J'ai lu hier soir le dernier Gaston Lagaffe et ... je me suis régalé. Mais oui !
Je ne parlerai pas de la ressemblance (voulue et recherchée) du style graphique, mais simplement des gags eux-mêmes, qui sont souvent parfaits. Certes, on y retrouve beaucoup d'idées de Franquin (les parcmètres, le Gaston en Latex, la boule de bowling etc.) mais Delaf y ajoute son inspiration personnelle et ... ça marche !
J'ai rigolé de nombreuses fois en lisant cet album et cela faisait longtemps qu'une nouvelle BD ne m'avait pas fait rire comme cela.
Et en y réfléchissant bien, ces éclats de rire s'expliquent très bien ! Delaf a en effet bien compris la mécanique du rire utilisée par Franquin, qui fait appel à une multiplication des détails et des petits gags. il n'y a pas que la chute finale qui compte ! Beaucoup de cases manient une ironie verbale assez cinglante, et les situations humoristiques intermédiaires apparaissent presque à chaque ligne. Comme chez Goscinny, le rire nait d'une accumulation de drôleries.
Une autre caractéristique que l'on trouvait déjà chez Franquin, c'est le dynamisme et la nervosité du dessin ! Cela bouge tout le temps, comme dans un dessin animé et l'œil ne se repose en fait jamais. Il n'y a pas de temps mort et le rire est parfois nerveux. il devient une manière de reprendre son équilibre.
Tout comme son mentor, Delaf surcharge son dessin et crée volontiers des empilements de motifs qui deviennent presque surréalistes, et tout simplement comiques. Les détails rigolos ou ironiques se multiplient et on ne peut pas tout remarquer en première lecture. Il faut relire l'album pour savourer certains détails.
Il y a aussi une incroyable violence et une indéniable férocité chez Delaf, bien plus que chez Franquin qui maltraitait pourtant lui aussi ses personnages avec une joyeuse inconscience.

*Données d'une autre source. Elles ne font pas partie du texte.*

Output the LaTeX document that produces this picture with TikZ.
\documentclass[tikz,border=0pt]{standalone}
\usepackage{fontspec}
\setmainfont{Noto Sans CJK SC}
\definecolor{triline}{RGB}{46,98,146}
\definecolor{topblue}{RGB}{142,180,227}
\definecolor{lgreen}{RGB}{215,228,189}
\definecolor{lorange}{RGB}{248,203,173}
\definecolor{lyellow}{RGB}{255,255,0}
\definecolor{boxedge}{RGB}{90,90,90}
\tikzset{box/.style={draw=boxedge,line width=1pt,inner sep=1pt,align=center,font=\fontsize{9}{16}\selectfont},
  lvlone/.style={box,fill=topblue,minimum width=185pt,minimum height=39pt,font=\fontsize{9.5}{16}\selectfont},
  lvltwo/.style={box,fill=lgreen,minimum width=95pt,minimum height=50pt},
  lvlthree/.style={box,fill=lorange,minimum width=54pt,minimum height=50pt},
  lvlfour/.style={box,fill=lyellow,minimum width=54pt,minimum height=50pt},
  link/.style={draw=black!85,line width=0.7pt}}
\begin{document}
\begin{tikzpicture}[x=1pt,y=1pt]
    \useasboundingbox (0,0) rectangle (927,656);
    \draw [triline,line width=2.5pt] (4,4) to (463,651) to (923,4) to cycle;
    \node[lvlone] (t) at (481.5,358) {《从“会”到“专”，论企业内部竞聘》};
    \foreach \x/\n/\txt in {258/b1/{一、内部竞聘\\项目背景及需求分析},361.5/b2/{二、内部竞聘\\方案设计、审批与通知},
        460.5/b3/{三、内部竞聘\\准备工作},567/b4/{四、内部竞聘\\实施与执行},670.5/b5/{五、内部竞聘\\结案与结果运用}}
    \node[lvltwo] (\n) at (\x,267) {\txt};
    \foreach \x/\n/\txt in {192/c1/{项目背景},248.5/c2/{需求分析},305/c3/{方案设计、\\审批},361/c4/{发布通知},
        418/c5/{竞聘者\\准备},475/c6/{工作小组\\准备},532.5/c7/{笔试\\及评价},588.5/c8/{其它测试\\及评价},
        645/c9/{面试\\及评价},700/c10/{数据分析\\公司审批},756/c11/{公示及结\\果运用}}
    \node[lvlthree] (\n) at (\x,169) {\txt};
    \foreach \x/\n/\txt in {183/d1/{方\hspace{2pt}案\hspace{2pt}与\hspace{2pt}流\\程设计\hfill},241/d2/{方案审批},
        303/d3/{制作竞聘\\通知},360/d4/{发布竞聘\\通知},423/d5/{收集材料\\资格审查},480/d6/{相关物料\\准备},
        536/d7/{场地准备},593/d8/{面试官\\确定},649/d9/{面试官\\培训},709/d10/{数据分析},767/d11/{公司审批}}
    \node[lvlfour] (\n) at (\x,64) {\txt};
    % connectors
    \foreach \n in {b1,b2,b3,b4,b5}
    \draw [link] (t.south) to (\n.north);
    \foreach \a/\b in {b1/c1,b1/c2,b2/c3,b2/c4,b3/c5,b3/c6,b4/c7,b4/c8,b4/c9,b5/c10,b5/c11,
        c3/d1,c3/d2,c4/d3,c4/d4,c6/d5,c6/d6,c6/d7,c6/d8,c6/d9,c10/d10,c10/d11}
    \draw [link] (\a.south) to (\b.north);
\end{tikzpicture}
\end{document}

J'imagine que certaines images cruelles vont déplaire aux éternels censeurs dont notre monde actuel est rempli. Mais je pense pour ma part que ces petites transgressions du bon goût font aussi partie de la mécanique du rire. Delaf ose presque tout, bien davantage que Franquin d'ailleurs, et c'est probablement pour cette raison (à mon avis) qu'il réussit encore à être drôle.
Bref, j'ai passé un bon moment et ce "nouveau Gaston" ne se contente pas de jouer avec la nostalgie du lecteur. Il retrouve l'humour vivace et imaginatif (et parfois transgressif) de la série et c'est donc une œuvre que l'on peut savourer avec simplicité, au tout premier degré. Pour ce qui concerne le second degré, en revanche, il y aurait toute une analyse à faire mais je n'ai pas envie de critiquer. Quand on me fait rire, je pardonne beaucoup de choses.